Tuesday, May 7, 2013

Latest Obsessions

*Shanti Shack and Depanneur
I don't find myself in the Williamsburg area too often anymore
but, I was looking for sustenance during my craft show and I
stumbled upon these places.  I've been on a semi-detox lately
and they had exactly what I was looking for. From Depanneur
I picked up some raw juice and a delicious pickled beet sammy
with hummus, tomato, watercress and cucumbers.  For lunch
I found the Shanti Shack and picked up a grilled cheese (not as
healthy-I know) on 12 grain bread with tomato and avocado,
and a butternut squash salad with braised celery, walnuts, green
apple, micro greens, and raisins. So good! I wish that Sunnyside
had places like that.

*Lilacs
They are back! I can never get enough of their smell and
their dreamy purple hue. Lilacs represent love, so bring a
pretty bunch home to your sweetheart.

*Shrubs
Not the plant, the drink. A shrub is a drinking vinegar,
made with sugar, raw vinegar, and fruit/veggies.  I had a blueberry
one at Queen's Kickshaw on Sunday and it is totally going to be
my new summer drink.  Once I can get my hands on some rhubarb
a shrub will be made.

*Waking up early
I love being an early bird and enjoying the total silence
of the morning- not to mention the sunlight in the kitchen.

*Michael Pollan
"To cook or not to cook thus becomes a consequential question. 
Though I realize that is putting the matter a bit too bluntly. Cooking 
means different things at different times to different people; seldom is it 
an all-or-nothing proposition. Yet even to cook a few more nights a week 
than you already to, or to devote a Sunday to make a few meals for the week, 
or perhaps to try every now and again to make something you only ever 
expected to buy — even these modest acts will constitute a kind of vote. 
A vote for what exactly? Well, in a world where so few of us are obliged to 
cook at all anymore, to choose to do so is to lodge a protest against 
specialization — against the total rationalization of life.

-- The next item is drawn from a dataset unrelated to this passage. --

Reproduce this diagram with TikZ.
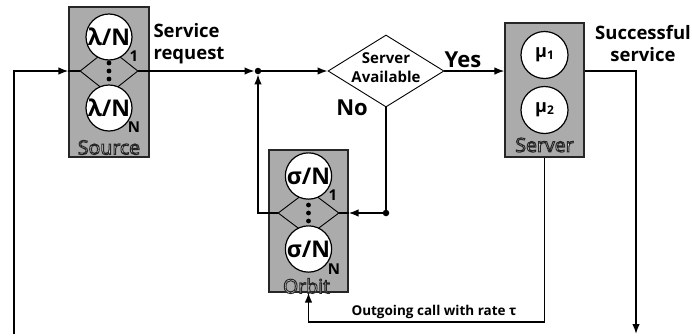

Against the
 infiltration of commercial interests into every last cranny of our lives. 
To cook for the pleasure of it, devote a portion of our leisure to it, is to 
declare our independence from the corporations seeking to organize our 
every waking moment into yet another occasion for consumption. 
(Come to think of it, our nonwaking moments as well: Ambien anyone?)
 It is to reject the debilitation notion that, at least while we’re at home, 
production is work done by someone else, and the only legitimate 
form of leisure is consumption. This dependence marketers call “freedom.”